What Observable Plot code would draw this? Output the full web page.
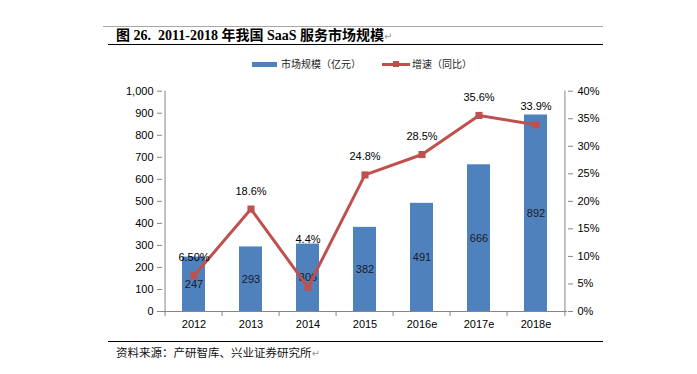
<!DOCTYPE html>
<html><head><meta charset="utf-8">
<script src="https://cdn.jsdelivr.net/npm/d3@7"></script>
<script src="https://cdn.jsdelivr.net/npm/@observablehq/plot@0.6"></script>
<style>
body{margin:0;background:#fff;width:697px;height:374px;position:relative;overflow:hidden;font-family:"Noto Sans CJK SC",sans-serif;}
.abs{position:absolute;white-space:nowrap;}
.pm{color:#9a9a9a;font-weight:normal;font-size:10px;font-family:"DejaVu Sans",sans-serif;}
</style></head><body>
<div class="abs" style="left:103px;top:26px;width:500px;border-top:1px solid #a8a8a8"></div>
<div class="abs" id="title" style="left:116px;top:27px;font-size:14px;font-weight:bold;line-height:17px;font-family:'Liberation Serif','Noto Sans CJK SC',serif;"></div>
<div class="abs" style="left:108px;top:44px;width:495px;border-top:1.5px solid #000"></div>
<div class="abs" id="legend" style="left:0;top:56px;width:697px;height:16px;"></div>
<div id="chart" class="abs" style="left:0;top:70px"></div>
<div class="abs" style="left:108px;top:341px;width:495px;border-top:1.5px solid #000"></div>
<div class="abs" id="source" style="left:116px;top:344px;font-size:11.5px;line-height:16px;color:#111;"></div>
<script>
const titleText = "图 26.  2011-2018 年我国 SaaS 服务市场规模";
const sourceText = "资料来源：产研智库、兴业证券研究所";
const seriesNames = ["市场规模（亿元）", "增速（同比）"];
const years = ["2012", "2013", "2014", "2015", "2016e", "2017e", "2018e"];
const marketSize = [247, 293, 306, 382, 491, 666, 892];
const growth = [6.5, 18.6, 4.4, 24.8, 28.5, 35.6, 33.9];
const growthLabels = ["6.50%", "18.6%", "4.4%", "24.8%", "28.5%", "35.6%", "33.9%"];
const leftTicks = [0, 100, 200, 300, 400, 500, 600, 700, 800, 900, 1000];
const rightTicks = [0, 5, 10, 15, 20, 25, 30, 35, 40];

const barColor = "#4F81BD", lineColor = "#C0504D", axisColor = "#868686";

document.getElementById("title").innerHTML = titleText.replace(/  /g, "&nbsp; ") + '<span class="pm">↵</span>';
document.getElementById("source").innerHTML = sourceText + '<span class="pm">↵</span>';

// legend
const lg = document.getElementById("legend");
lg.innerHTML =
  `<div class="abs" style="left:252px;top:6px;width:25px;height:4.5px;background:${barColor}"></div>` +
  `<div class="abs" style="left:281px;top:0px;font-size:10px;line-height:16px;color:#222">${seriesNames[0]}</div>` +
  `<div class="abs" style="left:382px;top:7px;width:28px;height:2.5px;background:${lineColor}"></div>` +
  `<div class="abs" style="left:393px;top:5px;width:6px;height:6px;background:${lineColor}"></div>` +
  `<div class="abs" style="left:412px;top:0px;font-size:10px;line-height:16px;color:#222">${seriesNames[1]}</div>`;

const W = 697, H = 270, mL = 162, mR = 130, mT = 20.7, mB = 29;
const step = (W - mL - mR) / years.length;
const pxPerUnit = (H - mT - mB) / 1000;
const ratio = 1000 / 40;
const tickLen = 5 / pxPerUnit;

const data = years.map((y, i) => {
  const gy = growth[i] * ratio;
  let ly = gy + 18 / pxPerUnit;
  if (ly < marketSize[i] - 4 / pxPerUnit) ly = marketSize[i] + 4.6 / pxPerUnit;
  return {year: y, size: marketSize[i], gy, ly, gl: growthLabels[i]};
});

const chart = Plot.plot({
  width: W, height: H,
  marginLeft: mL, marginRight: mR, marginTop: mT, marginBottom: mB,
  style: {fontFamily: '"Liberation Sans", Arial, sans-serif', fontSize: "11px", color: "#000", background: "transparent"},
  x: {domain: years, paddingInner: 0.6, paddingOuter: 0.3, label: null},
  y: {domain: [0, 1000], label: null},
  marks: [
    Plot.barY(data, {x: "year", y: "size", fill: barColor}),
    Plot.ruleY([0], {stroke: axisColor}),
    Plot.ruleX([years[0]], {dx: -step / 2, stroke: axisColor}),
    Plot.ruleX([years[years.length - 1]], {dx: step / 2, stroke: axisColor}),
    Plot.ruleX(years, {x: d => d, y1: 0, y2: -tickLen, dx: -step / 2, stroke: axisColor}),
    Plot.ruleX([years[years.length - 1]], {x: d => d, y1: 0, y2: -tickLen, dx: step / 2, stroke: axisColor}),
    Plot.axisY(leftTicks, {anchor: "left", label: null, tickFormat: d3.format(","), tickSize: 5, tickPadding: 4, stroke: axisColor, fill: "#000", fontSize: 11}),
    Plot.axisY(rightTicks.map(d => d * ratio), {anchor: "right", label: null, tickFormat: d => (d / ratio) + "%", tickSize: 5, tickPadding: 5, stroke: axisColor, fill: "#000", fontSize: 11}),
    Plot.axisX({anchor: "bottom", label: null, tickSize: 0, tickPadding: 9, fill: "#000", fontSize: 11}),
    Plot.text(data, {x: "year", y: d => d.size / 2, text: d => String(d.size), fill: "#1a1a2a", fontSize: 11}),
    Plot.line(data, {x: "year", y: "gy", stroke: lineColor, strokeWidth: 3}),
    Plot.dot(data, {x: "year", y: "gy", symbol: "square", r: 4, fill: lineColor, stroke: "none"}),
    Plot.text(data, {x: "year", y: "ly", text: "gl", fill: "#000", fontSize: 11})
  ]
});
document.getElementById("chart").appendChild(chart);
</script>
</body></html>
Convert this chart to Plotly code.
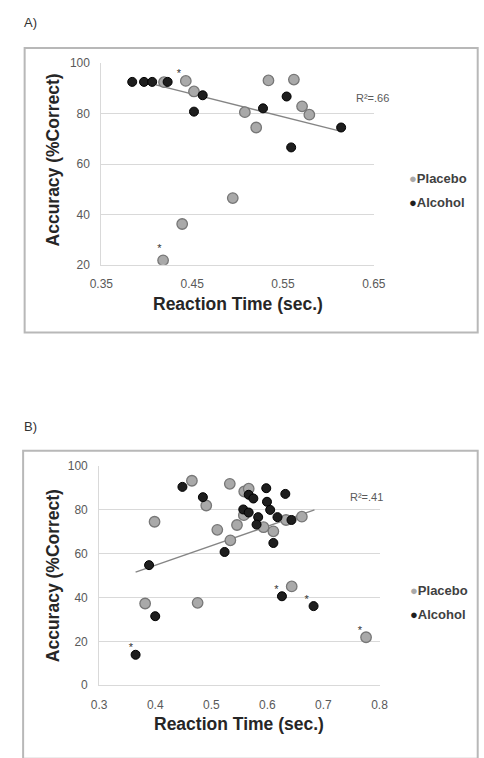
══════════
> [Written request]: Filter the entries down to the lines containing "code". Copy each of those lines.

> [Solution to the exercise]:
What Observable Plot code would draw this? Output the full web page.
Convert this chart to Plotly code.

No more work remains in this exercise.